Simple responses like: “That sounds really hard.” “I miss them too.” “You don’t have to pretend you’re okay.” can help children feel emotionally safe enough to keep sharing.
Consistency matters too. Children experiencing grief often feel emotionally safer when routines remain steady and predictable. School, sports, bedtime rituals, reading together, and ordinary daily moments can provide reassurance that life still contains stability even when something important has changed.
Why Books About Grief Matter for Children
Children’s books about grief can help families and classrooms start conversations that otherwise feel impossible.
A child may not know how to explain their sadness directly, but they may suddenly point to a character and say, “That’s how I feel.” That moment matters.
Stories help grieving children feel less alone, but they also help adults understand what grief can feel like from a child’s perspective.
Some children fear forgetting the person who died. Others worry they caused the loss somehow. Some feel guilty for laughing or having fun again. Books create space for those emotions to surface naturally.
They also help children understand that grief and love often exist together. A child can miss someone terribly and still laugh during recess. They can feel angry and loving at the same time. They can move forward without leaving the person behind emotionally.
That emotional complexity is difficult to teach directly.
Stories make it easier.
What Children Need Most After Loss
Children grieving a death, divorce, separation, illness, or major family change do not need adults to remove every painful feeling. They need adults who help them feel safe enough to move through those feelings without shame.
They need honest conversations, emotional permission, steady relationships, patience, and reassurance that grief does not have a timetable.
Most of all, they need to know they are not grieving “wrong.”
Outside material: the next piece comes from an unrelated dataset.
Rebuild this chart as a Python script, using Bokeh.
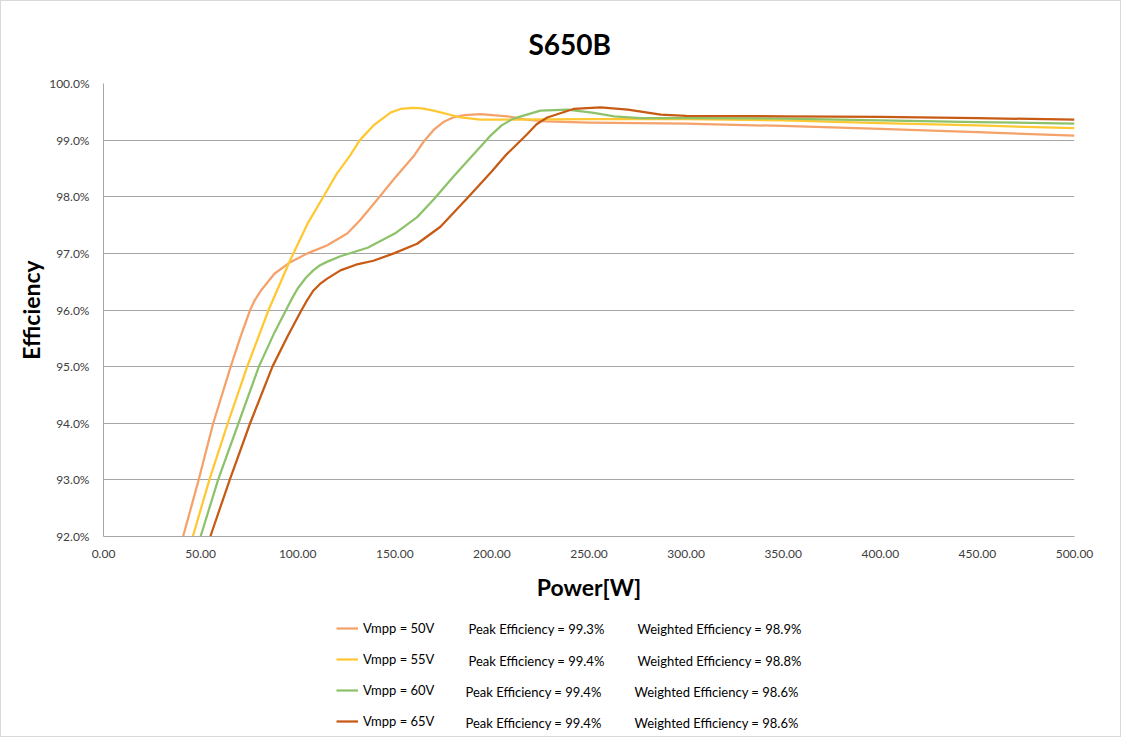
from bokeh.plotting import figure
from bokeh.layouts import column
from bokeh.models import (Range1d, Legend, LegendItem, Label, SingleIntervalTicker,
                          PrintfTickFormatter, ColumnDataSource)
from bokeh.embed import file_html
from bokeh.resources import INLINE

TITLE = "S650B"
X_LABEL = "Power[W]"
Y_LABEL = "Efficiency"

# Vmpp = 50V
P50 = [41, 49, 56.5, 65.5, 70.5, 75.5, 78, 81, 88, 96, 105, 115, 125.5, 132, 141, 150, 160, 165,
       170, 175, 180, 186, 194, 208, 218, 228, 250, 300, 350, 400, 450, 500]
E50 = [92.0, 93.0, 94.0, 95.0, 95.52, 96.0, 96.18, 96.34, 96.64, 96.84, 97.0, 97.14, 97.35, 97.58,
       97.95, 98.33, 98.73, 98.98, 99.18, 99.32, 99.4, 99.44, 99.46, 99.42, 99.36, 99.33, 99.31,
       99.29, 99.25, 99.2, 99.14, 99.08]
# Vmpp = 55V
P55 = [46, 54.5, 64, 74, 85, 96, 105, 112, 120, 127, 132, 139, 148, 153, 159, 164, 170, 184, 194,
       210, 250, 300, 350, 400, 450, 500]
E55 = [92.0, 93.0, 94.0, 95.0, 96.0, 96.87, 97.52, 97.93, 98.4, 98.73, 99.0, 99.26, 99.49, 99.55,
       99.57, 99.56, 99.52, 99.40, 99.36, 99.36, 99.37, 99.37, 99.35, 99.30, 99.26, 99.21]
# Vmpp = 60V
P60 = [50, 59, 69.5, 80, 88, 94, 97, 100, 104, 108, 111.5, 115, 122, 136, 150, 161.5, 170, 180,
       190, 199, 205, 211, 225, 239, 252.5, 263, 276.5, 300, 350, 400, 450, 500]
E60 = [92.0, 93.0, 94.0, 95.0, 95.6, 96.0, 96.2, 96.38, 96.56, 96.70, 96.79, 96.85, 96.95, 97.1,
       97.35, 97.64, 97.95, 98.35, 98.73, 99.07, 99.26, 99.38, 99.52, 99.54, 99.48, 99.42, 99.39,
       99.39, 99.38, 99.35, 99.32, 99.29]
# Vmpp = 65V
P65 = [55, 65, 75.5, 87, 95, 102, 105, 108, 111.5, 115, 122, 130, 139, 149.5, 161.5, 173.5, 188,
       200, 207, 218, 223, 228.5, 242, 256, 270, 287, 300, 350, 400, 450, 500]
E65 = [92.0, 93.0, 94.0, 95.0, 95.55, 96.0, 96.18, 96.34, 96.46, 96.55, 96.70, 96.80, 96.87, 97.0,
       97.17, 97.47, 98.0, 98.45, 98.73, 99.1, 99.28, 99.40, 99.55, 99.58, 99.54, 99.45, 99.43,
       99.42, 99.41, 99.39, 99.36]

VMPP = ["Vmpp = 50V", "Vmpp = 55V", "Vmpp = 60V", "Vmpp = 65V"]
PEAK = ["99.3%", "99.4%", "99.4%", "99.4%"]
WEIGHTED = ["98.9%", "98.8%", "98.6%", "98.6%"]
COLORS = ["#F4A26A", "#FFC832", "#8DC26A", "#C75A14"]

FONT = "Lato"
W = 1119
H_MAIN = 605
H_LEG = 130

p = figure(width=W, height=H_MAIN, output_backend="svg", toolbar_location=None,
           x_range=Range1d(0, 500), y_range=Range1d(92, 100),
           min_border_left=102, min_border_right=46, min_border_top=82, min_border_bottom=70)
p.outline_line_color = None
p.background_fill_color = "white"
p.border_fill_color = "white"

p.title.text = TITLE
p.title.text_font = FONT
p.title.text_font_size = "28px"
p.title.text_font_style = "bold"
p.title.text_color = "#000000"
p.title.align = "left"
p.title.offset = 425
p.title.standoff = 46

p.xaxis.ticker = SingleIntervalTicker(interval=50)
p.yaxis.ticker = SingleIntervalTicker(interval=1)
p.xaxis.formatter = PrintfTickFormatter(format="%.2f")
p.yaxis.formatter = PrintfTickFormatter(format="%.1f%%")
for ax in (p.xaxis, p.yaxis):
    ax.major_tick_line_color = None
    ax.minor_tick_line_color = None
    ax.axis_line_color = "#A6A6A6"
    ax.major_label_text_font = FONT
    ax.major_label_text_font_size = "12px"
    ax.major_label_text_color = "#404040"
    ax.axis_label_text_font = FONT
    ax.axis_label_text_font_size = "23px"
    ax.axis_label_text_font_style = "bold"
    ax.axis_label_text_color = "#000000"
p.xaxis.axis_label = X_LABEL
p.yaxis.axis_label = Y_LABEL
p.xaxis.major_label_standoff = 7
p.yaxis.major_label_standoff = 8
p.xaxis.axis_label_standoff = 12
p.yaxis.axis_label_standoff = 1

p.xgrid.grid_line_color = None
p.ygrid.grid_line_color = "#A6A6A6"
p.ygrid.grid_line_width = 1

series = [(P50, E50), (P55, E55), (P60, E60), (P65, E65)]
sources = []
for (px, ey), c in zip(series, COLORS):
    src = ColumnDataSource(data=dict(x=px, y=ey))
    sources.append(src)
    p.line("x", "y", source=src, line_color=c, line_width=2.25, line_join="round")

# legend panel below the chart
q = figure(width=W, height=H_LEG, output_backend="svg", toolbar_location=None,
           x_range=Range1d(0, 1), y_range=Range1d(0, 1),
           min_border=0, min_border_left=0, min_border_right=0,
           min_border_top=0, min_border_bottom=0)
q.axis.visible = False
q.grid.visible = False
q.outline_line_color = None
q.background_fill_color = "white"
q.border_fill_color = "white"

leg_renderers = []
for src, c in zip(sources, COLORS):
    # same series, drawn outside this panel's ranges: only its legend sample shows
    leg_renderers.append(q.line("x", "y", source=src, line_color=c, line_width=2.25))

legend = Legend(items=[LegendItem(label=t, renderers=[r]) for t, r in zip(VMPP, leg_renderers)],
                location=(233, 5), padding=0, margin=0, spacing=11,
                glyph_width=22, glyph_height=20, label_height=20, label_standoff=5,
                label_text_font=FONT, label_text_font_size="13px", label_text_color="#000000",
                border_line_color=None, background_fill_alpha=0)
q.add_layout(legend, "center")

row_y = [108, 76, 45, 14]
peak_x = [365, 365, 362, 362]
weighted_x = [534, 534, 531, 531]
for i in range(4):
    q.add_layout(Label(x=peak_x[i], y=row_y[i], x_units="screen", y_units="screen",
                       text="Peak Efficiency = " + PEAK[i], text_baseline="middle",
                       text_font=FONT, text_font_size="13px", text_color="#000000"))
    q.add_layout(Label(x=weighted_x[i], y=row_y[i], x_units="screen", y_units="screen",
                       text="Weighted Efficiency = " + WEIGHTED[i], text_baseline="middle",
                       text_font=FONT, text_font_size="13px", text_color="#000000"))

layout = column(p, q, spacing=0)
layout.styles = {"border": "1px solid #D9D9D9"}

open("out.html", "w").write(file_html(layout, INLINE))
Some children cry often. Others barely cry at all. Some want to talk constantly while others process grief privately for long stretches of time.
Children experience loss differently because children experience life differently. What matters most is that they feel accompanied while they move through it. Stories cannot remove grief from a child’s life. Still, the right story can help a child feel understood during one of the hardest emotional experiences they will ever face.
Sometimes that understanding becomes the beginning of healing.